• **Available data**
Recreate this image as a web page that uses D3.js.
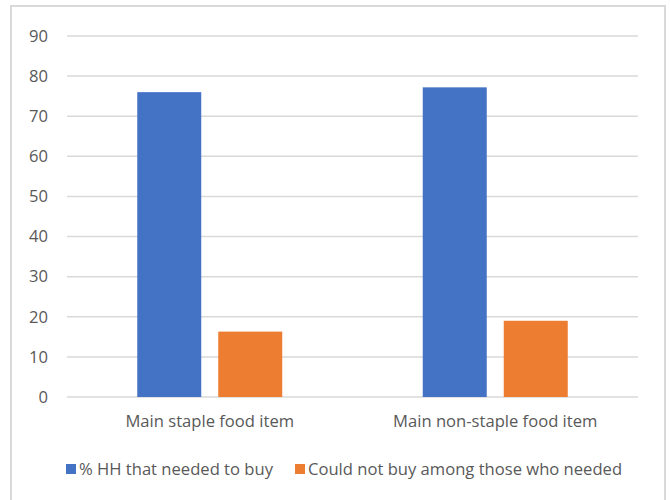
<!DOCTYPE html>
<html>
<head>
<meta charset="utf-8">
<script src="https://cdn.jsdelivr.net/npm/d3@7"></script>
<style>
  html, body { margin: 0; padding: 0; background: #fff; }
  svg { display: block; }
  text { font-family: "Open Sans", "Noto Sans", sans-serif; fill: #595959; }
</style>
</head>
<body>
<svg id="chart" width="670" height="500"></svg>
<script>
// Food purchase access, by item type
const categories = ["Main staple food item", "Main non-staple food item"];
const seriesNames = ["% HH that needed to buy", "Could not buy among those who needed"];
const neededToBuy = [76.0, 77.2];
const couldNotBuy = [16.3, 19.0];
const yTicks = [0, 10, 20, 30, 40, 50, 60, 70, 80, 90];
const colors = ["#4472c4", "#ed7d31"];

const series = [neededToBuy, couldNotBuy];
const FONT = '"Open Sans", "Noto Sans", sans-serif';
const FS = 16.6;

const svg = d3.select("#chart");

// Chart frame
svg.append("rect")
  .attr("x", 11).attr("y", 6)
  .attr("width", 654).attr("height", 500)
  .attr("fill", "#fff")
  .attr("stroke", "#d9d9d9")
  .attr("stroke-width", 2);

const plot = { left: 67, right: 638, top: 36, bottom: 397 };

const x0 = d3.scaleBand()
  .domain(categories)
  .range([plot.left, plot.right])
  .paddingInner(0).paddingOuter(0);

const groupWidth = 145; // two bars plus the gap between them
const x1 = d3.scaleBand()
  .domain(d3.range(series.length))
  .range([0, groupWidth])
  .paddingInner(0.21);

const y = d3.scaleLinear()
  .domain([0, 90])
  .range([plot.bottom, plot.top]);

// Gridlines
svg.append("g")
  .selectAll("line")
  .data(yTicks)
  .join("line")
  .attr("x1", plot.left).attr("x2", plot.right)
  .attr("y1", d => y(d)).attr("y2", d => y(d))
  .attr("stroke", "#d9d9d9")
  .attr("stroke-width", 1.5);

// Y axis labels
const yAxis = d3.axisLeft(y).tickValues(yTicks).tickSize(0).tickPadding(0);
const yg = svg.append("g")
  .attr("transform", `translate(${plot.left - 19},0)`)
  .call(yAxis);
yg.select(".domain").remove();
yg.selectAll("text")
  .attr("font-size", FS)
  .style("font-family", FONT)
  .attr("fill", "#595959");

// Bars
const groups = svg.append("g")
  .selectAll("g")
  .data(categories)
  .join("g")
  .attr("transform", d => `translate(${x0(d) + x0.bandwidth() / 2 - groupWidth / 2},0)`);

groups.selectAll("rect")
  .data((d, i) => series.map((s, k) => ({ k, v: s[i] })))
  .join("rect")
  .attr("x", d => x1(d.k))
  .attr("width", x1.bandwidth())
  .attr("y", d => y(d.v))
  .attr("height", d => y(0) - y(d.v))
  .attr("fill", d => colors[d.k]);

// Category labels
const xAxis = d3.axisBottom(x0).tickSize(0).tickPadding(0);
const xg = svg.append("g")
  .attr("transform", `translate(0,${plot.bottom + 24})`)
  .call(xAxis);
xg.select(".domain").remove();
xg.selectAll("text")
  .attr("font-size", FS)
  .attr("dy", "0.35em")
  .style("font-family", FONT)
  .attr("fill", "#595959");

// Legend
const legendY = 469;
const legendItems = [
  { name: seriesNames[0], color: colors[0], x: 66 },
  { name: seriesNames[1], color: colors[1], x: 295 }
];
const lg = svg.append("g")
  .selectAll("g")
  .data(legendItems)
  .join("g")
  .attr("transform", d => `translate(${d.x},${legendY})`);
lg.append("rect")
  .attr("x", 0).attr("y", -5)
  .attr("width", 10).attr("height", 10)
  .attr("fill", d => d.color);
lg.append("text")
  .attr("x", 13)
  .attr("dy", "0.35em")
  .attr("font-size", FS)
  .text(d => d.name);
</script>
</body>
</html>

• **The problem**
Write out nothing but the lines from the start of the data through the line with "x0.bandwidth() / 2". Leave out the pictures.

• **Exercise response**
Recreate this image as a web page that uses D3.js.
<!DOCTYPE html>
<html>
<head>
<meta charset="utf-8">
<script src="https://cdn.jsdelivr.net/npm/d3@7"></script>
<style>
  html, body { margin: 0; padding: 0; background: #fff; }
  svg { display: block; }
  text { font-family: "Open Sans", "Noto Sans", sans-serif; fill: #595959; }
</style>
</head>
<body>
<svg id="chart" width="670" height="500"></svg>
<script>
// Food purchase access, by item type
const categories = ["Main staple food item", "Main non-staple food item"];
const seriesNames = ["% HH that needed to buy", "Could not buy among those who needed"];
const neededToBuy = [76.0, 77.2];
const couldNotBuy = [16.3, 19.0];
const yTicks = [0, 10, 20, 30, 40, 50, 60, 70, 80, 90];
const colors = ["#4472c4", "#ed7d31"];

const series = [neededToBuy, couldNotBuy];
const FONT = '"Open Sans", "Noto Sans", sans-serif';
const FS = 16.6;

const svg = d3.select("#chart");

// Chart frame
svg.append("rect")
  .attr("x", 11).attr("y", 6)
  .attr("width", 654).attr("height", 500)
  .attr("fill", "#fff")
  .attr("stroke", "#d9d9d9")
  .attr("stroke-width", 2);

const plot = { left: 67, right: 638, top: 36, bottom: 397 };

const x0 = d3.scaleBand()
  .domain(categories)
  .range([plot.left, plot.right])
  .paddingInner(0).paddingOuter(0);

const groupWidth = 145; // two bars plus the gap between them
const x1 = d3.scaleBand()
  .domain(d3.range(series.length))
  .range([0, groupWidth])
  .paddingInner(0.21);

const y = d3.scaleLinear()
  .domain([0, 90])
  .range([plot.bottom, plot.top]);

// Gridlines
svg.append("g")
  .selectAll("line")
  .data(yTicks)
  .join("line")
  .attr("x1", plot.left).attr("x2", plot.right)
  .attr("y1", d => y(d)).attr("y2", d => y(d))
  .attr("stroke", "#d9d9d9")
  .attr("stroke-width", 1.5);

// Y axis labels
const yAxis = d3.axisLeft(y).tickValues(yTicks).tickSize(0).tickPadding(0);
const yg = svg.append("g")
  .attr("transform", `translate(${plot.left - 19},0)`)
  .call(yAxis);
yg.select(".domain").remove();
yg.selectAll("text")
  .attr("font-size", FS)
  .style("font-family", FONT)
  .attr("fill", "#595959");

// Bars
const groups = svg.append("g")
  .selectAll("g")
  .data(categories)
  .join("g")
  .attr("transform", d => `translate(${x0(d) + x0.bandwidth() / 2 - groupWidth / 2},0)`);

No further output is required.